Ugandan Clubfoot Project  

While we were researching the best treatment for Alexander, we were told that the Ponseti Method was being done in Uganda. We had the opportunity to talk to Dr Shafique Pirani, a paediatric orthopaedic surgeon who is from Uganda, but now practices in Vancouver, Canada. He converted from surgery to the Ponseti Method for clubfoot and has made it his goal to bring the Ponseti Method to countries as well as individuals that he comes into contact with.

Dr Pirani and his colleague Dr Norgrove Penny headed a project that brought the Ponseti Method to Uganda in 1999. It was sanctioned and supported by the Ugandan Ministry of Health, assisted financially by Canadian Rotary and other charitably organisations.

At the time of beginning their project it was estimated that there are at least 10,000 people with untreated clubfeet, who are essentially disabled because of their difficulty to walk. Uganda had 7 orthopaedic surgeons in a population that requires at least 300, so there weren't enough to operate on all the clubfoot patients. Dr Ponseti also mentions in his book that South African (and Dr Pirani says also East African) blacks have a rate of clubfoot that is three times the world occurrence rate. So their need for a successful and cost-effective treatment was dire.

They set up a clubfoot treatment program, training many Ugandan medical staff to do the Ponseti method manipulations and casting. A physiotherapist from the Netherlands who was also involved in the project, was so excited about the results they were getting that he designed a variation on the FAB bar and shoes that could be manufactured locally at a lower cost than importing the bar from the US.

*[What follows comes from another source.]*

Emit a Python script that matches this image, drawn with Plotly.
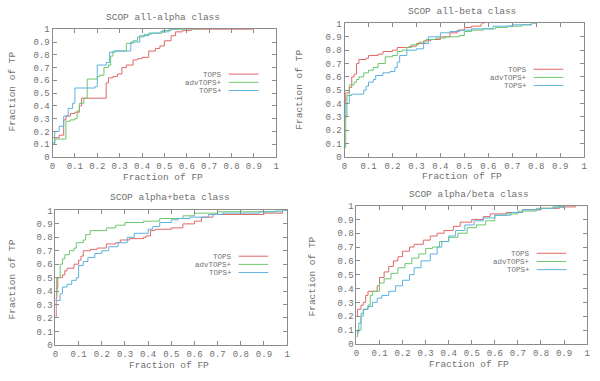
import plotly.graph_objects as go

W, H = 600, 381

titles = ["SCOP all-alpha class", "SCOP all-beta class", "SCOP alpha+beta class", "SCOP alpha/beta class"]
series_names = ["TOPS", "advTOPS+", "TOPS+"]
tick_vals = [0, 0.1, 0.2, 0.3, 0.4, 0.5, 0.6, 0.7, 0.8, 0.9, 1]
tick_text = ["0", "0.1", "0.2", "0.3", "0.4", "0.5", "0.6", "0.7", "0.8", "0.9", "1"]

# Panel 1: all-alpha
a_tops_x = [0, 0.03, 0.05, 0.06, 0.08, 0.10, 0.12, 0.13, 0.24, 0.25, 0.27, 0.29, 0.31, 0.33, 0.36, 0.38, 0.40, 0.43, 0.46, 0.48, 0.50, 0.53, 0.55, 0.58, 0.62, 0.9]
a_tops_y = [0.15, 0.17, 0.29, 0.32, 0.34, 0.35, 0.40, 0.46, 0.58, 0.62, 0.63, 0.65, 0.70, 0.72, 0.76, 0.77, 0.78, 0.83, 0.85, 0.87, 0.91, 0.95, 0.98, 0.99, 1.0, 1.0]
a_adv_x = [0, 0.01, 0.06, 0.08, 0.10, 0.11, 0.12, 0.14, 0.155, 0.20, 0.21, 0.23, 0.25, 0.26, 0.27, 0.33, 0.36, 0.38, 0.41, 0.44, 0.49, 0.53, 0.65]
a_adv_y = [0.10, 0.14, 0.28, 0.29, 0.30, 0.36, 0.42, 0.46, 0.61, 0.63, 0.64, 0.70, 0.72, 0.79, 0.83, 0.89, 0.91, 0.94, 0.96, 0.97, 0.99, 1.0, 1.0]
a_plus_x = [0, 0.01, 0.03, 0.05, 0.07, 0.09, 0.10, 0.19, 0.20, 0.24, 0.255, 0.28, 0.35, 0.39, 0.43, 0.48, 0.52, 0.56]
a_plus_y = [0.11, 0.20, 0.24, 0.32, 0.38, 0.42, 0.54, 0.55, 0.72, 0.74, 0.82, 0.83, 0.90, 0.95, 0.97, 0.98, 1.0, 1.0]

# Panel 2: all-beta
b_tops_x = [0, 0.005, 0.02, 0.03, 0.04, 0.05, 0.06, 0.09, 0.10, 0.14, 0.16, 0.20, 0.22, 0.27, 0.30, 0.33, 0.36, 0.40, 0.44, 0.47, 0.50, 0.53, 0.57, 0.585]
b_tops_y = [0.40, 0.48, 0.52, 0.60, 0.62, 0.70, 0.73, 0.74, 0.76, 0.77, 0.79, 0.80, 0.82, 0.83, 0.85, 0.87, 0.88, 0.90, 0.93, 0.95, 0.97, 0.98, 1.0, 1.0]
b_adv_x = [0, 0.005, 0.01, 0.02, 0.04, 0.05, 0.06, 0.08, 0.10, 0.12, 0.14, 0.17, 0.20, 0.22, 0.24, 0.26, 0.28, 0.31, 0.34, 0.38, 0.42, 0.48, 0.50, 0.53, 0.58, 0.63, 0.68, 0.74, 0.78, 0.80]
b_adv_y = [0.07, 0.30, 0.46, 0.54, 0.56, 0.58, 0.60, 0.63, 0.65, 0.67, 0.70, 0.75, 0.76, 0.79, 0.80, 0.82, 0.84, 0.86, 0.88, 0.89, 0.90, 0.91, 0.94, 0.95, 0.96, 0.97, 0.98, 0.99, 1.0, 1.0]
b_plus_x = [0, 0.005, 0.02, 0.03, 0.08, 0.09, 0.10, 0.12, 0.13, 0.16, 0.19, 0.21, 0.22, 0.23, 0.26, 0.30, 0.33, 0.35, 0.40, 0.44, 0.48, 0.53, 0.62, 0.70, 0.78, 0.80]
b_plus_y = [0.30, 0.40, 0.46, 0.47, 0.50, 0.53, 0.56, 0.58, 0.61, 0.63, 0.64, 0.67, 0.71, 0.76, 0.80, 0.81, 0.85, 0.90, 0.93, 0.94, 0.95, 0.96, 0.98, 0.99, 1.0, 1.0]

# Panel 3: alpha+beta
c_tops_x = [0, 0.003, 0.006, 0.01, 0.03, 0.04, 0.05, 0.08, 0.10, 0.11, 0.12, 0.15, 0.18, 0.22, 0.26, 0.28, 0.32, 0.38, 0.39, 0.41, 0.43, 0.50, 0.55, 0.60, 0.63, 0.68, 0.90, 0.98, 1.0]
c_tops_y = [0.21, 0.35, 0.42, 0.50, 0.52, 0.55, 0.57, 0.60, 0.63, 0.66, 0.70, 0.71, 0.72, 0.75, 0.76, 0.78, 0.79, 0.80, 0.81, 0.85, 0.86, 0.87, 0.90, 0.92, 0.95, 0.97, 0.98, 1.0, 1.0]
c_adv_x = [0, 0.005, 0.02, 0.03, 0.04, 0.06, 0.08, 0.09, 0.12, 0.13, 0.15, 0.20, 0.22, 0.26, 0.30, 0.38, 0.45, 0.55, 0.60, 0.70, 0.95, 1.0]
c_adv_y = [0.37, 0.50, 0.60, 0.64, 0.67, 0.70, 0.72, 0.76, 0.78, 0.82, 0.85, 0.85, 0.87, 0.89, 0.91, 0.92, 0.94, 0.96, 0.98, 0.99, 1.0, 1.0]
c_plus_x = [0, 0.02, 0.03, 0.05, 0.07, 0.09, 0.10, 0.12, 0.14, 0.17, 0.20, 0.23, 0.27, 0.31, 0.34, 0.40, 0.42, 0.45, 0.50, 0.53, 0.58, 0.66, 0.72, 0.88, 0.98, 1.0]
c_plus_y = [0.33, 0.38, 0.43, 0.45, 0.48, 0.50, 0.59, 0.62, 0.65, 0.68, 0.70, 0.73, 0.76, 0.80, 0.83, 0.86, 0.88, 0.91, 0.93, 0.94, 0.95, 0.97, 0.98, 0.99, 1.0, 1.0]

# Panel 4: alpha/beta
d_tops_x = [0, 0.005, 0.02, 0.03, 0.04, 0.05, 0.08, 0.09, 0.10, 0.12, 0.14, 0.16, 0.18, 0.20, 0.23, 0.25, 0.29, 0.32, 0.35, 0.38, 0.42, 0.45, 0.50, 0.55, 0.58, 0.65, 0.72, 0.80, 0.88, 0.95, 0.98]
d_tops_y = [0.20, 0.25, 0.28, 0.30, 0.35, 0.38, 0.38, 0.42, 0.48, 0.52, 0.56, 0.60, 0.63, 0.67, 0.70, 0.72, 0.75, 0.78, 0.80, 0.82, 0.85, 0.88, 0.90, 0.92, 0.94, 0.95, 0.97, 0.98, 0.99, 1.0, 1.0]
d_adv_x = [0, 0.005, 0.02, 0.03, 0.05, 0.06, 0.07, 0.10, 0.12, 0.15, 0.18, 0.21, 0.24, 0.27, 0.30, 0.33, 0.36, 0.40, 0.44, 0.48, 0.52, 0.56, 0.60, 0.65, 0.70, 0.78, 0.85, 0.90, 0.95]
d_adv_y = [0.05, 0.10, 0.20, 0.25, 0.28, 0.35, 0.38, 0.44, 0.47, 0.51, 0.55, 0.58, 0.62, 0.65, 0.69, 0.70, 0.74, 0.77, 0.80, 0.84, 0.86, 0.89, 0.93, 0.94, 0.96, 0.98, 0.99, 1.0, 1.0]
d_plus_x = [0, 0.01, 0.02, 0.03, 0.05, 0.07, 0.09, 0.11, 0.14, 0.17, 0.20, 0.23, 0.25, 0.28, 0.32, 0.35, 0.37, 0.40, 0.43, 0.47, 0.51, 0.55, 0.60, 0.67, 0.72, 0.80, 0.86, 0.90, 0.95]
d_plus_y = [0.08, 0.15, 0.22, 0.25, 0.27, 0.30, 0.33, 0.35, 0.38, 0.42, 0.46, 0.50, 0.55, 0.60, 0.65, 0.70, 0.74, 0.78, 0.82, 0.86, 0.89, 0.91, 0.93, 0.95, 0.97, 0.98, 0.99, 1.0, 1.0]

panels = [
    [(a_tops_x, a_tops_y), (a_adv_x, a_adv_y), (a_plus_x, a_plus_y)],
    [(b_tops_x, b_tops_y), (b_adv_x, b_adv_y), (b_plus_x, b_plus_y)],
    [(c_tops_x, c_tops_y), (c_adv_x, c_adv_y), (c_plus_x, c_plus_y)],
    [(d_tops_x, d_tops_y), (d_adv_x, d_adv_y), (d_plus_x, d_plus_y)],
]

colors = ["#e06868", "#6cc86c", "#5eb2e2"]
FONT = "Liberation Mono"
TXT = "#707070"
AX = "#8c8c8c"

# plot boxes in pixels: (left, right, top, bottom)
boxes = [(50, 276, 26, 157), (345, 587, 20, 157), (53, 287, 212, 350), (357, 590, 207, 349)]
title_pos = [(162, 14), (464, 8), (169, 199), (471, 196)]
xtitle_pos = [(162, 178), (464, 177), (168, 371), (471, 370)]
ytitle_pos = [(10, 90), (300, 88), (10, 283), (313, 280)]
legend_pos = [(222, 72), (530, 67), (232, 259), (533, 256)]

def px(x):
    return x / W

def py(y):
    return 1 - y / H

fig = go.Figure()
annotations = []
shapes = []
for i, (series, box) in enumerate(zip(panels, boxes)):
    n = "" if i == 0 else str(i + 1)
    l, r, t, b = box
    for j, (xs, ys) in enumerate(series):
        fig.add_trace(go.Scatter(x=xs, y=ys, mode="lines", line=dict(color=colors[j], width=1, shape="hv"),
                                 name=series_names[j], showlegend=False, xaxis="x" + n, yaxis="y" + n, hoverinfo="skip"))
    common = dict(range=[0, 1], showgrid=False, zeroline=False, showline=True, linecolor=AX, linewidth=1,
                  mirror="ticks", ticks="inside", ticklen=4, tickcolor=AX, tickvals=tick_vals, ticktext=tick_text,
                  tickfont=dict(family=FONT, size=9, color=TXT), fixedrange=True)
    fig.update_layout(**{
        "xaxis" + n: dict(domain=[px(l), px(r)], anchor="y" + n, **common),
        "yaxis" + n: dict(domain=[py(b), py(t)], anchor="x" + n, **common),
    })
    tx, ty = title_pos[i]
    annotations.append(dict(text=titles[i], x=px(tx), y=py(ty), xref="paper", yref="paper", showarrow=False,
                            font=dict(family=FONT, size=9.5, color=TXT), xanchor="center", yanchor="middle"))
    tx, ty = xtitle_pos[i]
    annotations.append(dict(text="Fraction of FP", x=px(tx), y=py(ty), xref="paper", yref="paper", showarrow=False,
                            font=dict(family=FONT, size=9.5, color=TXT), xanchor="center", yanchor="middle"))
    tx, ty = ytitle_pos[i]
    annotations.append(dict(text="Fraction of TP", x=px(tx), y=py(ty), xref="paper", yref="paper", showarrow=False,
                            textangle=-90, font=dict(family=FONT, size=9.5, color=TXT), xanchor="center", yanchor="middle"))
    lx, ly = legend_pos[i]
    for j, name in enumerate(series_names):
        yy = ly + j * 8.4
        annotations.append(dict(text=name, x=px(lx), y=py(yy), xref="paper", yref="paper", showarrow=False,
                                height=7, borderpad=0,
                                font=dict(family=FONT, size=7.5, color=TXT), xanchor="right", yanchor="middle"))
        shapes.append(dict(type="line", xref="paper", yref="paper", x0=px(lx + 6), x1=px(lx + 36),
                           y0=py(yy), y1=py(yy), line=dict(color=colors[j], width=1)))

fig.update_layout(width=W, height=H, margin=dict(l=0, r=0, t=0, b=0), paper_bgcolor="white",
                  plot_bgcolor="white", annotations=annotations, shapes=shapes, showlegend=False)
fig.write_html("out.html", config={"displayModeBar": False, "staticPlot": True},
               post_script="document.body.style.margin='0';document.body.style.overflow='hidden';")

From a Rotary document about the project:

"The Clubfoot Project's goal is to ensure that by the end of its four year term, children in Uganda with clubfoot deformities will be identified at birth and have access to corrective treatment in those parts of Uganda where such treatment is currently unavailable.

The estimated cost of the Clubfoot Project is US $145,000.

The Clubfoot Project has been conceived by Drs. Pirani and Penny and has been partnered by The Uganda Society for Disabled Children, Kampala, Uganda; The Uganda Society for Disabled Children, United Kingdom; The Uganda Ministry of Health; Children's Orthopaedic Rehabilitation Project, Kampala, Uganda; Christian Blind Mission, Germany; the Rotary Club of Burnaby, Canada and Mossadiq Umedaly."

The project has been a resounding success. Dr Chris Lavy, based in Malawi heard about their success and traveled to Uganda to see their facility. He has since built a similar clubfoot clinic based in Malawi treating patients with the Ponseti Method.

Dr Pirani and other Ponseti method doctors continue to travel and give Ponseti training workshops in South America, India and Africa.